**PROVIDED DATA**
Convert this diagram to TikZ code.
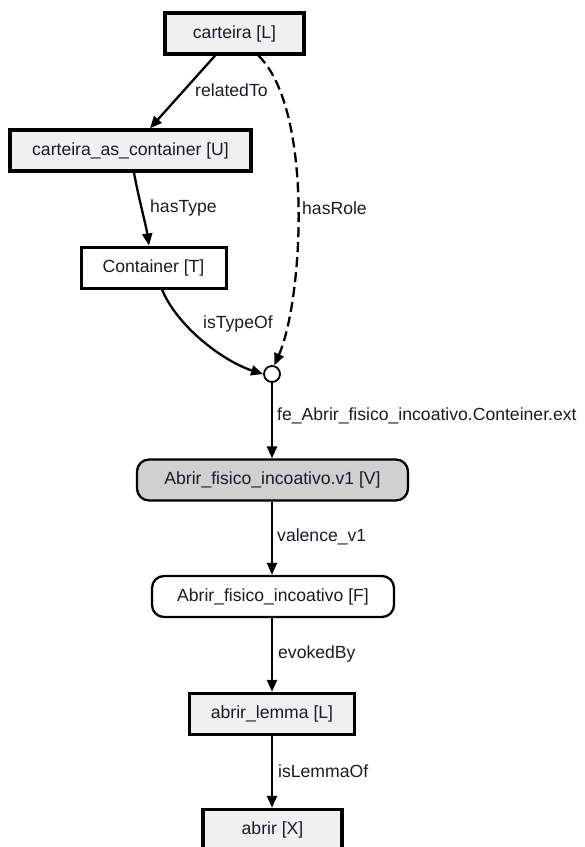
\documentclass[tikz,border=0pt]{standalone}
\usepackage{fontspec}
\setmainfont{Liberation Sans}
\usetikzlibrary{arrows.meta}
\definecolor{boxgray}{HTML}{F0F0F0}
\definecolor{valgray}{HTML}{D0D0D0}
\definecolor{txt}{HTML}{1A1A2A}
\begin{document}
\begin{tikzpicture}[x=1pt,y=-1pt,
  font=\fontsize{17.6}{20}\selectfont,
  every node/.style={text=txt},
  sqbox/.style={draw, line width=3.4pt, fill=boxgray, minimum height=41pt, inner sep=0pt},
  plainbox/.style={draw, line width=3pt, fill=white, minimum height=41pt, inner sep=0pt},
  rbox/.style={draw, line width=2.3pt, rounded corners=12pt, minimum height=41pt, inner sep=0pt},
  joint/.style={draw, line width=1.8pt, circle, fill=white, minimum size=16pt, inner sep=0pt},
  rel/.style={line width=2.3pt, -{Triangle[length=12pt,width=10pt]}},
  lbl/.style={anchor=west, inner sep=0pt}]
\useasboundingbox (0,0) rectangle (585,847);
\clip (0,0) rectangle (585,847);

% nodes
\node[sqbox, minimum width=139pt] (carteira) at (234.5,33.5) {carteira [L]};
\node[sqbox, minimum width=241pt] (cac) at (130.5,150.5) {carteira\_as\_container [U]};
\node[plainbox, minimum width=145pt] (cont) at (153.5,267.5) {Container [T]};
\node[joint] (circ) at (272,374) {};
\node[rbox, fill=valgray, minimum width=271pt] (val) at (272.5,480) {Abrir\_fisico\_incoativo.v1 [V]};
\node[rbox, fill=white, minimum width=242pt] (frame) at (273,596.5) {Abrir\_fisico\_incoativo [F]};
\node[sqbox, minimum width=165pt] (lemma) at (272,714) {abrir\_lemma [L]};
\node[sqbox, minimum width=139pt] (word) at (272.5,830) {abrir [X]};

% connectors
\draw[rel] ([xshift=-19.5pt]carteira.south) -- ([xshift=19.5pt]cac.north);
\draw[rel] ([xshift=3.5pt]cac.south) .. controls (139,200) and (146,225) .. ([xshift=-4.5pt]cont.north);
\draw[rel, dash pattern=on 10pt off 5pt] ([xshift=24pt]carteira.south)
  .. controls (314,110) and (303,300) .. (circ.75);
\draw[rel] ([xshift=8.5pt]cont.south) .. controls (178,328) and (225,362) .. (circ.west);
\draw[rel] (circ.south) -- (val.north -| circ);
\draw[rel] (val.south -| circ) -- (frame.north -| circ);
\draw[rel] (frame.south -| circ) -- (lemma.north -| circ);
\draw[rel] (lemma.south -| circ) -- (word.north -| circ);

% connector labels
\node[lbl] (l1) at (195,90) {relatedTo};
\node[lbl] (l2) at (150,208) {hasType};
\node[lbl] (l3) at (302,208) {hasRole};
\node[lbl] (l4) at (203,324) {isTypeOf};
\node[lbl] (l5) at (277,416) {fe\_Abrir\_fisico\_incoativo.Conteiner.ext};
\node[lbl] (l6) at (277,537) {valence\_v1};
\node[lbl] (l7) at (278,654) {evokedBy};
\node[lbl] (l8) at (278,771) {isLemmaOf};
\end{tikzpicture}
\end{document}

**REQUIREMENT**
Omit the pictures, then repeat exactly each line from the beginning of the listing through the line with "minimum width=139pt] (word)".

**EXERCISE ANSWER**
Convert this diagram to TikZ code.
\documentclass[tikz,border=0pt]{standalone}
\usepackage{fontspec}
\setmainfont{Liberation Sans}
\usetikzlibrary{arrows.meta}
\definecolor{boxgray}{HTML}{F0F0F0}
\definecolor{valgray}{HTML}{D0D0D0}
\definecolor{txt}{HTML}{1A1A2A}
\begin{document}
\begin{tikzpicture}[x=1pt,y=-1pt,
  font=\fontsize{17.6}{20}\selectfont,
  every node/.style={text=txt},
  sqbox/.style={draw, line width=3.4pt, fill=boxgray, minimum height=41pt, inner sep=0pt},
  plainbox/.style={draw, line width=3pt, fill=white, minimum height=41pt, inner sep=0pt},
  rbox/.style={draw, line width=2.3pt, rounded corners=12pt, minimum height=41pt, inner sep=0pt},
  joint/.style={draw, line width=1.8pt, circle, fill=white, minimum size=16pt, inner sep=0pt},
  rel/.style={line width=2.3pt, -{Triangle[length=12pt,width=10pt]}},
  lbl/.style={anchor=west, inner sep=0pt}]
\useasboundingbox (0,0) rectangle (585,847);
\clip (0,0) rectangle (585,847);

% nodes
\node[sqbox, minimum width=139pt] (carteira) at (234.5,33.5) {carteira [L]};
\node[sqbox, minimum width=241pt] (cac) at (130.5,150.5) {carteira\_as\_container [U]};
\node[plainbox, minimum width=145pt] (cont) at (153.5,267.5) {Container [T]};
\node[joint] (circ) at (272,374) {};
\node[rbox, fill=valgray, minimum width=271pt] (val) at (272.5,480) {Abrir\_fisico\_incoativo.v1 [V]};
\node[rbox, fill=white, minimum width=242pt] (frame) at (273,596.5) {Abrir\_fisico\_incoativo [F]};
\node[sqbox, minimum width=165pt] (lemma) at (272,714) {abrir\_lemma [L]};
\node[sqbox, minimum width=139pt] (word) at (272.5,830) {abrir [X]};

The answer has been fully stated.